* EXERCISE GOAL
Transcribe the lines below verbatim, skipping the images.

# Start of MATERIAL

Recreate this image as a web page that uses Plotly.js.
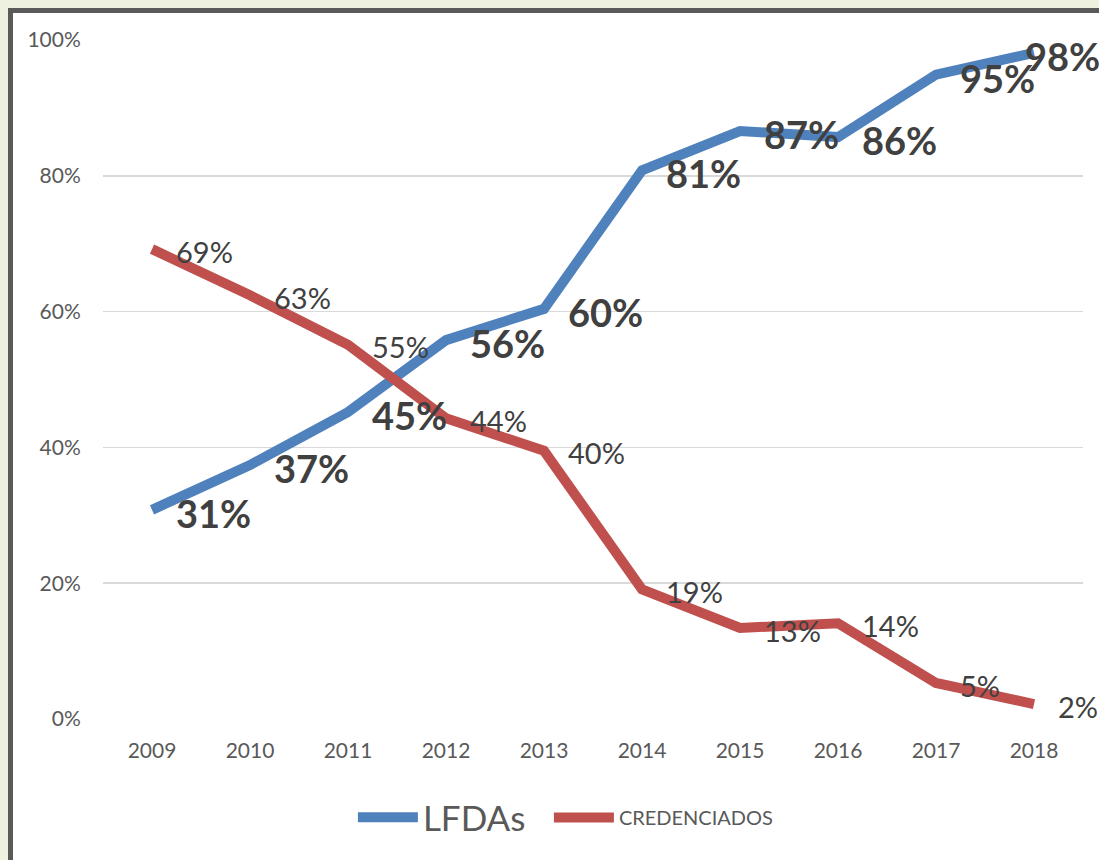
<!DOCTYPE html>
<html><head><meta charset="utf-8">
<script src="https://cdn.plot.ly/plotly-3.0.1.min.js"></script>
<style>
html,body{margin:0;padding:0;width:1099px;height:860px;overflow:hidden;background:#eef0e0;}
#frame{position:absolute;left:8px;top:8px;width:1130px;height:880px;border:5px solid #5a5a5a;background:#fff;overflow:hidden;}
#chart{position:absolute;left:0;top:0;width:1120px;height:870px;}
</style></head>
<body><div id="frame"><div id="chart"></div></div>
<script>
const years = ['2009','2010','2011','2012','2013','2014','2015','2016','2017','2018'];
const lfdas = [30.8, 37.4, 45.2, 55.8, 60.4, 80.8, 86.6, 85.7, 94.9, 98.1];
const lfdasLabels = ['31%','37%','45%','56%','60%','81%','87%','86%','95%','98%'];
const cred = [69.2, 62.4, 55.1, 44.3, 39.5, 19.1, 13.4, 14.1, 5.3, 2.2];
const credLabels = ['69%','63%','55%','44%','40%','19%','13%','14%','5%','2%'];
const yTicks = [0,20,40,60,80,100];
const yTickText = ['0%','20%','40%','60%','80%','100%'];

const FONT = 'Lato, Open Sans, sans-serif';
const traces = [
  {x: years, y: lfdas, type:'scatter', mode:'lines', name:'LFDAs', legend:'legend',
   line:{color:'#4f81bd', width:10}, hoverinfo:'skip'},
  {x: years, y: cred, type:'scatter', mode:'lines', name:'CREDENCIADOS', legend:'legend2',
   line:{color:'#c0504d', width:10}, hoverinfo:'skip'}
];
const annotations = [];
const last = years.length - 1;
for (let i = 0; i < years.length; i++) {
  const isLast = (i === last);
  annotations.push({xref:'x', yref:'y', x: i, y: lfdas[i], text:'<b>'+lfdasLabels[i]+'</b>', showarrow:false,
    xanchor: isLast ? 'right' : 'left', yanchor:'middle', xshift: isLast ? 68 : 22, yshift:-3,
    font:{family:FONT, size:38, color:'#404040'}});
  annotations.push({xref:'x', yref:'y', x: i, y: cred[i], text:credLabels[i], showarrow:false,
    xanchor:'left', yanchor:'middle', xshift:22, yshift:-2, font:{family:FONT, size:29, color:'#404040'}});
}
const legendBase = {orientation:'h', xanchor:'left', y:-0.145, yanchor:'middle',
  bgcolor:'rgba(0,0,0,0)', itemwidth:60};
const layout = {
  width:1120, height:870,
  margin:{l:90, r:50, t:27, b:164},
  paper_bgcolor:'#ffffff', plot_bgcolor:'#ffffff',
  font:{family:FONT, color:'#595959'},
  xaxis:{type:'category', range:[-0.5,9.5], showgrid:false, zeroline:false, showline:false,
    ticks:'outside', ticklen:13, tickcolor:'rgba(0,0,0,0)', tickfont:{size:21, color:'#595959', family:FONT}},
  yaxis:{range:[0,100], tickvals:yTicks, ticktext:yTickText, showgrid:true, gridcolor:'#d9d9d9', gridwidth:1.5,
    zeroline:false, showline:false, ticks:'outside', ticklen:17, tickcolor:'rgba(0,0,0,0)',
    tickfont:{size:21, color:'#595959', family:FONT}},
  showlegend:true,
  legend:Object.assign({}, legendBase, {x:0.255, font:{size:35, color:'#595959', family:FONT}}),
  legend2:Object.assign({}, legendBase, {x:0.455, font:{size:20, color:'#595959', family:FONT}}),
  annotations: annotations
};
Plotly.newPlot('chart', traces, layout, {displayModeBar:false, staticPlot:true});
</script></body></html>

# End of MATERIAL

* COMPLETE OUTPUT
Recreate this image as a web page that uses Plotly.js.
<!DOCTYPE html>
<html><head><meta charset="utf-8">
<script src="https://cdn.plot.ly/plotly-3.0.1.min.js"></script>
<style>
html,body{margin:0;padding:0;width:1099px;height:860px;overflow:hidden;background:#eef0e0;}
#frame{position:absolute;left:8px;top:8px;width:1130px;height:880px;border:5px solid #5a5a5a;background:#fff;overflow:hidden;}
#chart{position:absolute;left:0;top:0;width:1120px;height:870px;}
</style></head>
<body><div id="frame"><div id="chart"></div></div>
<script>
const years = ['2009','2010','2011','2012','2013','2014','2015','2016','2017','2018'];
const lfdas = [30.8, 37.4, 45.2, 55.8, 60.4, 80.8, 86.6, 85.7, 94.9, 98.1];
const lfdasLabels = ['31%','37%','45%','56%','60%','81%','87%','86%','95%','98%'];
const cred = [69.2, 62.4, 55.1, 44.3, 39.5, 19.1, 13.4, 14.1, 5.3, 2.2];
const credLabels = ['69%','63%','55%','44%','40%','19%','13%','14%','5%','2%'];
const yTicks = [0,20,40,60,80,100];
const yTickText = ['0%','20%','40%','60%','80%','100%'];

const FONT = 'Lato, Open Sans, sans-serif';
const traces = [
  {x: years, y: lfdas, type:'scatter', mode:'lines', name:'LFDAs', legend:'legend',
   line:{color:'#4f81bd', width:10}, hoverinfo:'skip'},
  {x: years, y: cred, type:'scatter', mode:'lines', name:'CREDENCIADOS', legend:'legend2',
   line:{color:'#c0504d', width:10}, hoverinfo:'skip'}
];
const annotations = [];
const last = years.length - 1;
for (let i = 0; i < years.length; i++) {
  const isLast = (i === last);
  annotations.push({xref:'x', yref:'y', x: i, y: lfdas[i], text:'<b>'+lfdasLabels[i]+'</b>', showarrow:false,
    xanchor: isLast ? 'right' : 'left', yanchor:'middle', xshift: isLast ? 68 : 22, yshift:-3,
    font:{family:FONT, size:38, color:'#404040'}});
  annotations.push({xref:'x', yref:'y', x: i, y: cred[i], text:credLabels[i], showarrow:false,
    xanchor:'left', yanchor:'middle', xshift:22, yshift:-2, font:{family:FONT, size:29, color:'#404040'}});
}
const legendBase = {orientation:'h', xanchor:'left', y:-0.145, yanchor:'middle',
  bgcolor:'rgba(0,0,0,0)', itemwidth:60};
const layout = {
  width:1120, height:870,
  margin:{l:90, r:50, t:27, b:164},
  paper_bgcolor:'#ffffff', plot_bgcolor:'#ffffff',
  font:{family:FONT, color:'#595959'},
  xaxis:{type:'category', range:[-0.5,9.5], showgrid:false, zeroline:false, showline:false,
    ticks:'outside', ticklen:13, tickcolor:'rgba(0,0,0,0)', tickfont:{size:21, color:'#595959', family:FONT}},
  yaxis:{range:[0,100], tickvals:yTicks, ticktext:yTickText, showgrid:true, gridcolor:'#d9d9d9', gridwidth:1.5,
    zeroline:false, showline:false, ticks:'outside', ticklen:17, tickcolor:'rgba(0,0,0,0)',
    tickfont:{size:21, color:'#595959', family:FONT}},
  showlegend:true,
  legend:Object.assign({}, legendBase, {x:0.255, font:{size:35, color:'#595959', family:FONT}}),
  legend2:Object.assign({}, legendBase, {x:0.455, font:{size:20, color:'#595959', family:FONT}}),
  annotations: annotations
};
Plotly.newPlot('chart', traces, layout, {displayModeBar:false, staticPlot:true});
</script></body></html>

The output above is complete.